"Le monde actuel est digne de l'imagination d'Orwell" [Simon
Davies]
Pour l'inventeur des Big Brother Awards, 2003 ressemble à "1984"
George Orwell, l'auteur de 1984, aurait eu cent ans aujourd'hui. De nombreuses
associations de défense de la vie privée profitent de l'anniversaire
de la naissance de l'inventeur de "Big Brother", symbole d'un
pouvoir tyrannique et omniscient, pour dénoncer la multiplication
des moyens de surveillance déployés par les Etats et les
entreprises. Entretien avec Simon Davies, président de Privacy
International, une association de défense de la vie privée.
Basée à Londres, Privacy International décerne chaque
année les "Big Brother Awards", qui "récompensent"
les plus graves atteintes à la vie privée dans les pays
développés.
Quels sont les indices qui démontrent la pertinence du cauchemar
orwellien dans le monde contemporain ?
Simon Davies : La biométrie, la vidéosurveillance, l'espionnage
des télécommunications... Les outils de surveillance mis
en place par les gouvernements des pays industrialisés sont toujours
plus puissants et intrusifs. Je suis frappé par le fait qu'on demande
de moins en moins aux Etats de justifier le déploiement de ces
technologies. Plus les outils qui violent la vie privée sont nombreux,
plus les populations les acceptent passivement. La pensée critique
s'étiole : c'est, à mes yeux, le premier symptôme
de l'avènement d'un univers proche de celui imaginé par
Orwell dans 1984.
Le second symptôme est encore plus évident. Comme jamais
auparavant, les nouvelles technologies de surveillance permettent au pouvoir
d'assouvir la passion avec laquelle il cherche à tout savoir de
la vie et des opinions des gens.
La décision prise par le Conseil européen de mettre en
place d'ici deux ou trois ans des passeports biométriques n'a suscité
pratiquement aucune réaction dans les médias. Qu'est-ce
que cette apathie vous inspire ?
Elle me désespère ! La dérive sécuritaire
potentielle que représentent ces passeports me paraît pourtant
évidente. Pour moi, ce n'est que le début de l'avènement
d'un monde technologique oppressant auquel il ne sera plus possible d'échapper
dans vingt ans. Au début des années 90, quand j'ai commencé
à m'impliquer dans la protection de la vie privée, jamais
je n'aurais pu croire que les gens accepteraient un jour des cartes d'identité
biométriques sans la moindre contestation.

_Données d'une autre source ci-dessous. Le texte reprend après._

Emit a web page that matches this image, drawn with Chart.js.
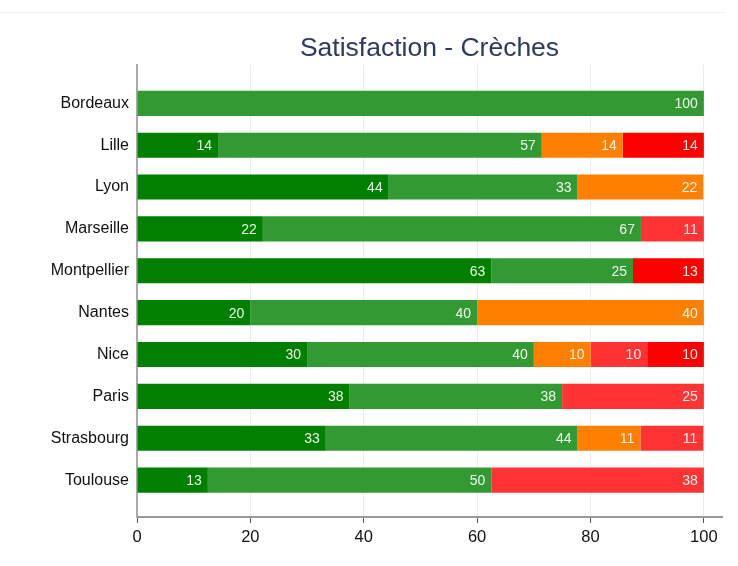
<!DOCTYPE html>
<html>
<head>
<meta charset="utf-8">
<script src="https://cdn.jsdelivr.net/npm/chart.js@4/dist/chart.umd.min.js"></script>
<style>
    body { margin: 0; background: #fff; }
    #wrap { position: relative; width: 738px; height: 566px; }
    #topLine { position: absolute; left: 0; top: 12px; width: 726px; height: 1px; background: #eef1f4; }
    canvas { position: absolute; left: 0; top: 0; }
</style>
</head>
<body>
<div id="wrap">
    <div id="topLine"></div>
    <canvas id="satisfactionChart" width="738" height="566"></canvas>
</div>
<script>
// Chart data
const cities = ['Bordeaux', 'Lille', 'Lyon', 'Marseille', 'Montpellier', 'Nantes', 'Nice', 'Paris', 'Strasbourg', 'Toulouse'];
const tresSatisfait = [0, 14.3, 44.4, 22.2, 62.5, 20, 30, 37.5, 33.3, 12.5];
const satisfait = [100, 57.1, 33.3, 66.7, 25, 40, 40, 37.5, 44.4, 50];
const peuSatisfait = [0, 14.3, 22.2, 0, 0, 40, 10, 0, 11.1, 0];
const pasSatisfait = [0, 0, 0, 11.1, 0, 0, 10, 25, 11.1, 37.5];
const pasDuToutSatisfait = [0, 14.3, 0, 0, 12.5, 0, 10, 0, 0, 0];
const xTicks = [0, 20, 40, 60, 80, 100];

const seriesList = [
    { label: 'Très satisfait', values: tresSatisfait, color: '#007f00' },
    { label: 'Satisfait', values: satisfait, color: '#339933' },
    { label: 'Peu satisfait', values: peuSatisfait, color: '#ff8000' },
    { label: 'Pas satisfait', values: pasSatisfait, color: '#ff3333' },
    { label: 'Pas du tout satisfait', values: pasDuToutSatisfait, color: '#ff0000' }
];

const FONT = "'Liberation Sans', Arial, sans-serif";

// Value labels inside bars
const barLabels = {
    id: 'barLabels',
    afterDatasetsDraw(chart) {
        const ctx = chart.ctx;
        ctx.save();
        ctx.font = '14px ' + FONT;
        ctx.fillStyle = 'rgba(255,255,255,0.92)';
        ctx.textAlign = 'right';
        ctx.textBaseline = 'middle';
        chart.data.datasets.forEach((ds, di) => {
            const meta = chart.getDatasetMeta(di);
            meta.data.forEach((bar, i) => {
                const v = ds.data[i].x;
                if (!v) return;
                ctx.fillText(String(Math.round(v)), bar.x - 6, bar.y + 1);
            });
        });
        ctx.restore();
    }
};

const ctx = document.getElementById('satisfactionChart').getContext('2d');
new Chart(ctx, {
    type: 'bar',
    data: {
        datasets: seriesList.map(s => ({
            label: s.label,
            data: s.values.map((v, i) => ({ x: v, y: i })),
            backgroundColor: s.color,
            borderWidth: 0,
            stack: 'all',
            categoryPercentage: 1,
            barPercentage: 0.6
        }))
    },
    options: {
        indexAxis: 'y',
        responsive: false,
        animation: false,
        devicePixelRatio: 1,
        layout: { padding: { left: 0, right: 16, top: 0, bottom: 0 } },
        scales: {
            x: {
                type: 'linear',
                stacked: true,
                min: 0,
                max: 103.2,
                afterFit: (scale) => { scale.height = 49; },
                afterBuildTicks: (scale) => { scale.ticks = xTicks.map(v => ({ value: v })); },
                grid: {
                    color: '#e8edf1',
                    tickColor: '#555',
                    tickLength: 6
                },
                border: { display: true, color: '#999', width: 2 },
                ticks: {
                    color: '#111',
                    padding: 5,
                    font: { family: FONT, size: 16.5 }
                }
            },
            y: {
                type: 'linear',
                stacked: true,
                reverse: true,
                offset: false,
                min: -0.92,
                max: 9.88,
                afterFit: (scale) => { scale.width = 137; },
                afterBuildTicks: (scale) => { scale.ticks = cities.map((c, i) => ({ value: i })); },
                grid: { display: false, drawTicks: false, offset: false },
                border: { display: true, color: '#aaa', width: 2 },
                ticks: {
                    color: '#111',
                    padding: 8,
                    font: { family: FONT, size: 16 },
                    callback: (v) => cities[v]
                }
            }
        },
        plugins: {
            legend: { display: false },
            tooltip: { enabled: false },
            title: {
                display: true,
                text: 'Satisfaction - Crèches',
                fullSize: false,
                color: '#2d3a5e',
                font: { family: FONT, size: 26.5, weight: 'normal' },
                padding: { top: 33, bottom: 0 }
            }
        }
    },
    plugins: [barLabels]
});
</script>
</body>
</html>
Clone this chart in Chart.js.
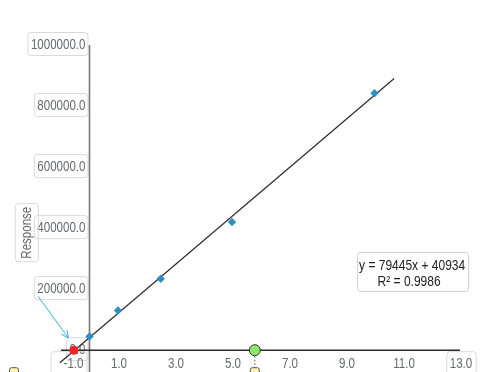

Comment analysez-vous le fait que la question de la protection de la
vie privée laisse encore l'immense majorité des citoyens
occidentaux indifférents ?
Principalement par l'habileté avec laquelle les Etats sont capables
d'éviter tout conflit sur ces questions. Depuis la mise en place
du réseau Echelon jusqu'à la "guerre contre le terrorisme"
d'aujourd'hui, chaque nouvelle mesure est présentée comme
vitale et naturelle. Et les gens sont trop occupés à regarder
la télévision pour songer à se demander si on n'est
pas en train de les gruger. Là aussi, le monde actuel ressemble
à celui d'Orwell.
Mais la sécurité est un droit aussi fondamental que la
protection de la vie privée. Une articulation harmonieuse entre
les deux est-elle vraiment possible ?
J'en suis convaincu. Chacun de ces deux droits dépend de l'autre.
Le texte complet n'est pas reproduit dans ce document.